I waited some more. And some more after that. Every day I’d come to school and scour my bag, hoping I’d gotten one back from Holly, or even one that MIGHT have been from her. We had them sealed and were not allowed to open them until Valentine’s Day, when the entire class would do it together. No other Valentine meant anything except Holly’s.
Finally, Valentine’s Day came and the teacher let us take our bags off the wall and open our cards. Some kids got more than others, but a couple got shut out completely. That’s a hard pill to have to swallow at age 8 or 9, and I can remember feeling bad for those kids.
I didn’t get the goose egg, but I also didn’t get one from Holly for whatever reason.

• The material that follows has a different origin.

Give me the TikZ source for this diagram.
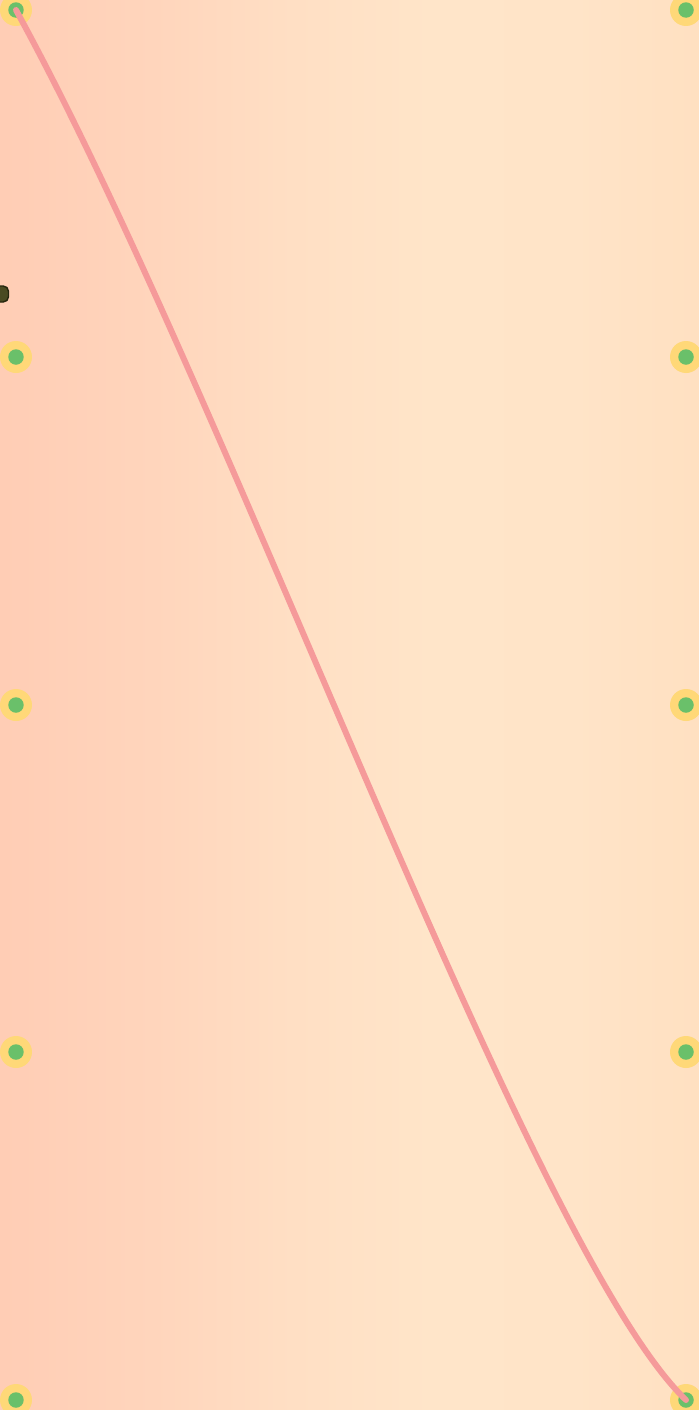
\documentclass[tikz,border=0pt]{standalone}
\usetikzlibrary{positioning, shapes.geometric}

\definecolor{ringyellow}{HTML}{FFD878}
\definecolor{dotgreen}{HTML}{6AC06A}
\definecolor{linkpink}{HTML}{F59A9A}
\definecolor{blobolive}{HTML}{4A4A22}
\definecolor{blobedge}{HTML}{26260E}

\pgfdeclarehorizontalshading{peachfade}{100bp}{
    color(0bp)=(rgb,255:red,255;green,205;blue,181);
    color(25bp)=(rgb,255:red,255;green,205;blue,181);
    color(36bp)=(rgb,255:red,255;green,213;blue,188);
    color(46bp)=(rgb,255:red,255;green,223;blue,196);
    color(56bp)=(rgb,255:red,255;green,229;blue,201);
    color(66bp)=(rgb,255:red,255;green,228;blue,200);
    color(75bp)=(rgb,255:red,255;green,224;blue,193);
    color(100bp)=(rgb,255:red,255;green,224;blue,193)}

\begin{document}
\begin{tikzpicture}[
    x=0.02cm, y=-0.02cm,
    pin/.style={
        circle,
        fill=ringyellow,
        minimum size=0.64cm,
        inner sep=0pt
    },
    pincore/.style={
        circle,
        fill=dotgreen,
        minimum size=0.31cm,
        inner sep=0pt
    },
    link/.style={
        draw=linkpink,
        line width=3.4pt,
        line cap=round
    }
]

% Background
\useasboundingbox (0,0) rectangle (699,1410);
\clip (0,0) rectangle (699,1410);
\fill[shading=peachfade] (0,0) rectangle (699,1410);

% Pins on both edges
\foreach \i/\y in {1/10, 2/357, 3/705, 4/1052, 5/1400} {
    \node[pin] (l\i) at (16,\y) {};
    \node[pincore] (lc\i) at (l\i) {};
    \node[pin] (r\i) at (686,\y) {};
    \node[pincore] (rc\i) at (r\i) {};
}

% Connection
\draw[link] (lc1.center) .. controls (230,400) and (530,1250) .. (rc5.center);

% Small blob at the edge
\node[rectangle, rounded corners=3pt, draw=blobedge, fill=blobolive, line width=0.8pt,
      minimum width=0.34cm, minimum height=0.32cm, inner sep=0pt] (blob) at (0,294) {};

\end{tikzpicture}
\end{document}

The smack to the self esteem resonates to this day as I looked over to where she was sitting at her desk and saw her opening her pile of Valentines and stuffing candy into her pie hole.
I wanted to go over there and throw my arms up in the air and say “Forget anything?” If I had to live life over again, I probably would, just to see the look on her face. It’s a funny concept now, but it sure wasn’t then. That pain of being rejected stung down to the soul.

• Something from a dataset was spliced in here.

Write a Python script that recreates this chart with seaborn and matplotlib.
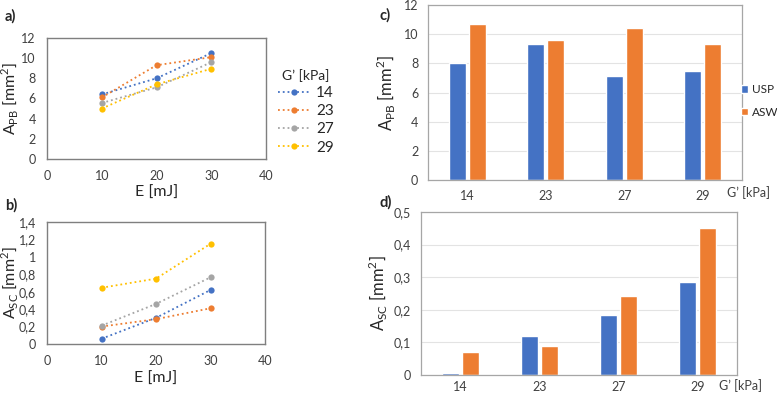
import matplotlib
matplotlib.use("Agg")
import matplotlib.pyplot as plt
from matplotlib.lines import Line2D
from matplotlib.ticker import FuncFormatter
import pandas as pd
import seaborn as sns

# data
energy = [10, 20, 30]
moduli = ["14", "23", "27", "29"]
apb_lines = {
    "14": [6.4, 8.0, 10.5],
    "23": [6.1, 9.3, 10.1],
    "27": [5.55, 7.1, 9.6],
    "29": [5.0, 7.4, 8.95],
}
asc_lines = {
    "14": [0.06, 0.30, 0.62],
    "23": [0.20, 0.285, 0.41],
    "27": [0.21, 0.46, 0.765],
    "29": [0.645, 0.75, 1.15],
}
methods = ["USP", "ASW"]
apb_usp = [8.0, 9.3, 7.1, 7.45]
apb_asw = [10.7, 9.6, 10.43, 9.3]
asc_usp = [0.007, 0.119, 0.185, 0.285]
asc_asw = [0.071, 0.089, 0.243, 0.45]

line_colors = ["#4472C4", "#ED7D31", "#A5A5A5", "#FFC000"]
bar_colors = ["#4472C4", "#ED7D31"]

sns.set_style("white")
plt.rcParams["font.family"] = ["Lato", "DejaVu Sans"]

W, H = 777, 395
fig = plt.figure(figsize=(W / 100, H / 100), dpi=100)


def px_axes(left, right, top, bottom):
    return fig.add_axes([left / W, 1 - bottom / H, (right - left) / W, (bottom - top) / H])


def comma(v, pos):
    return f"{v:g}".replace(".", ",")


def long_lines(d):
    rows = []
    for g in moduli:
        for e, v in zip(energy, d[g]):
            rows.append({"E": e, "val": v, "G": g})
    return pd.DataFrame(rows)


def long_bars(usp, asw):
    rows = []
    for g, u, a in zip(moduli, usp, asw):
        rows.append({"G": g, "val": u, "method": "USP"})
        rows.append({"G": g, "val": a, "method": "ASW"})
    return pd.DataFrame(rows)


def style_line_ax(ax, ylim, yticks, ylabel, ylab_x, xlab_y):
    ax.set_xlim(0, 40)
    ax.set_xticks([0, 10, 20, 30, 40])
    ax.set_ylim(*ylim)
    ax.set_yticks(yticks)
    ax.yaxis.set_major_formatter(FuncFormatter(comma))
    ax.tick_params(length=0, labelsize=9, pad=8, colors="#404040")
    ax.set_xlabel("E [mJ]", fontsize=11.5)
    ax.set_ylabel(ylabel, fontsize=11.5)
    ax.yaxis.set_label_coords(ylab_x, 0.5)
    ax.xaxis.set_label_coords(0.5, xlab_y)
    for s in ax.spines.values():
        s.set_color("#7f7f7f")
        s.set_linewidth(1.0)


def style_bar_ax(ax, ylim, yticks, ylabel, ylab_x, xpad):
    ax.set_ylim(*ylim)
    ax.set_yticks(yticks)
    ax.yaxis.set_major_formatter(FuncFormatter(comma))
    ax.set_xlim(-0.5, 3.5)
    ax.grid(axis="y", color="#e3e3e3", linewidth=0.8)
    ax.set_axisbelow(True)
    ax.tick_params(length=0, labelsize=9, pad=7, colors="#404040")
    ax.tick_params(axis="x", pad=xpad)
    ax.set_xlabel("")
    ax.set_ylabel(ylabel, fontsize=12)
    ax.yaxis.set_label_coords(ylab_x, 0.5)
    for s in ax.spines.values():
        s.set_color("#a6a6a6")
        s.set_linewidth(0.9)


line_kws = dict(linestyle=":", linewidth=1.3, marker="o", markersize=4.5,
                markeredgewidth=0)

# a)
ax_a = px_axes(47, 266, 38, 159)
sns.lineplot(data=long_lines(apb_lines), x="E", y="val", hue="G",
             hue_order=moduli, palette=line_colors, legend=False, ax=ax_a,
             **line_kws)
style_line_ax(ax_a, (0, 12), range(0, 13, 2),
              "A$_\\mathregular{PB}$ [mm$^\\mathregular{2}$]", -0.122, -0.223)
handles = [Line2D([], [], color=c, linestyle=":", linewidth=1.3, marker="o",
                  markersize=4.5, markeredgewidth=0) for c in line_colors]
leg = fig.legend(handles, moduli, title="G’ [kPa]", loc="upper left",
                 bbox_to_anchor=(270 / W, 1 - 61 / H), frameon=False,
                 fontsize=11, title_fontsize=10, handlelength=2.2,
                 handletextpad=0.3, labelspacing=0.28, borderpad=0)

# b)
ax_b = px_axes(47, 265, 222, 344)
sns.lineplot(data=long_lines(asc_lines), x="E", y="val", hue="G",
             hue_order=moduli, palette=line_colors, legend=False, ax=ax_b,
             **line_kws)
style_line_ax(ax_b, (0, 1.4), [0, 0.2, 0.4, 0.6, 0.8, 1.0, 1.2, 1.4],
              "A$_\\mathregular{SC}$ [mm$^\\mathregular{2}$]", -0.126, -0.23)

# c)
ax_c = px_axes(428, 742, 5, 180)
sns.barplot(data=long_bars(apb_usp, apb_asw), x="G", y="val", hue="method",
            order=moduli, hue_order=methods, palette=bar_colors, width=0.5,
            gap=0.13, saturation=1, ax=ax_c)
style_bar_ax(ax_c, (0, 12), range(0, 13, 2),
             "A$_\\mathregular{PB}$ [mm$^\\mathregular{2}$]", -0.096, 7)
sns.move_legend(ax_c, loc="center left", bbox_to_anchor=(741 / W, 1 - 101 / H),
                bbox_transform=fig.transFigure, frameon=False, title=None,
                fontsize=8.5, handlelength=0.6, handleheight=0.6,
                handletextpad=0.3, labelspacing=0.95, borderpad=0,
                borderaxespad=0)
fig.text(727 / W, 1 - 193 / H, "G’ [kPa]", fontsize=9, color="#404040",
         va="center", ha="left")

# d)
ax_d = px_axes(421, 737, 212, 375)
sns.barplot(data=long_bars(asc_usp, asc_asw), x="G", y="val", hue="method",
            order=moduli, hue_order=methods, palette=bar_colors, width=0.5,
            gap=0.13, saturation=1, legend=False, ax=ax_d)
style_bar_ax(ax_d, (0, 0.5), [0, 0.1, 0.2, 0.3, 0.4, 0.5],
             "A$_\\mathregular{SC}$ [mm$^\\mathregular{2}$]", -0.098, 4.5)
fig.text(719 / W, 1 - 386 / H, "G’ [kPa]", fontsize=9, color="#404040",
         va="center", ha="left")

# panel letters
for x, y, t in [(5, 16, "a)"), (5, 205, "b)"), (379, 15, "c)"), (379, 202, "d)")]:
    fig.text(x / W, 1 - y / H, t, fontsize=10.5, fontweight="bold", va="center")

fig.savefig("out.png", dpi=100)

Whatever happened to Holly Lueck is anyone’s guess. Maybe she’s an obese cow with twelve illegitimate kids and no teeth, or maybe she turned out to be a sweetheart after all. I doubt if she’d remember me, and at this point I don’t remember anything about her but that she had blonde hair. Maybe that’s why I’ve had my life long affinity for brunettes.
Anyway, I made a special point today to send Valentines or at least text messages to all the single women I could think of, no matter who they were. Just the thought of receiving something from someone and how nice that can feel made me want to spread some cheer.
As for me, I was in a fantastic mood all day. Three hot shows at Zanies yesterday was as satisfying as it gets, and my comedy itch was scratched thoroughly. Nothing lifts my spirit higher than having good solid comedy shows, and that would include a card from Holly.
Today it was radio. All day. All night too. Jerry Agar was in Haiti this week through his church and didn’t get back until Friday night. We weren’t sure if or when Jerry’s Kidders would be on this week, but it ended up being today from 3pm to 3:50. We met up at 2:00 to go over our stories and prepare as we usually do, and I could feel we were all clicking.
We took that energy right into the studio and kept it going when the little red light came on. It’s always fun when we’re in that groove, and even when the show wandered, we still were able to get some laughs out of it. That’s what makes the concept so much fun. We’re up on the high wire without a net, and everyone knows it. It’s high risk, but high reward.
Not all the jokes hit, but WE were on target as a team. Ken Sevara, Tim Slagle and I are completely different in almost every way, and it took us a while to gel on the air. Ken is a voice and character guy and Tim is very up on current events and issues. My style doesn’t include any of that, so I’m coming from yet another angle. I’m just a disruptive smart ass.
The thing that makes it so much fun is that we all enjoy hanging out together off the air as well as on. It’s like a tree house or a weekly poker game we get to carry on in front of microphones on one of the biggest radio stations in America. I think our sincerity shows. Every joke isn’t always stellar and nobody claims that, but as a team we can get on a roll.
We had that today, and the time went by faster than it usually does. It felt like about ten minutes, when actually it was almost an hour. Then we went out for pizza afterwards and continued the laughs there. We had a new producer this week named Margaret and she’d never worked with us before so we asked if she wanted to join us and she did. It was fun.
I needed to wrap it up a little early as I had to be in Kenosha, WI to do The Mothership Connection from 8 to 11pm on WLIP. Today was double duty, but I didn’t mind. It’s fun to be on the radio, and when The Mothership Connection clicks, that’s a total blast also.
Again, we all like each other as people first, radio partners second. We hang out off the air when we can, and everyone contributes to the show. There may be a group of chumps that can’t stand me, but they can kiss my pale fuzzy arse. My friends and I get along well.
Having one group like this would be great, but I’ve got two. And I’m part of two others with both The D-List on ESPN Radio 540 in Milwaukee and with Stone and Double T on WXRX ‘The X’ in Rockford, IL. I don’t do those shows every week, and I don’t run them either, but when I’m on it’s the same feeling. They’re great people and we all click on air.
I didn’t make a nickel today, but I sure had a good time hanging out on the air with a lot of people I like and respect. I hope it leads to something in the future as far as money and contacts go, but for today there was nothing I could think of I’d rather do. That’s success!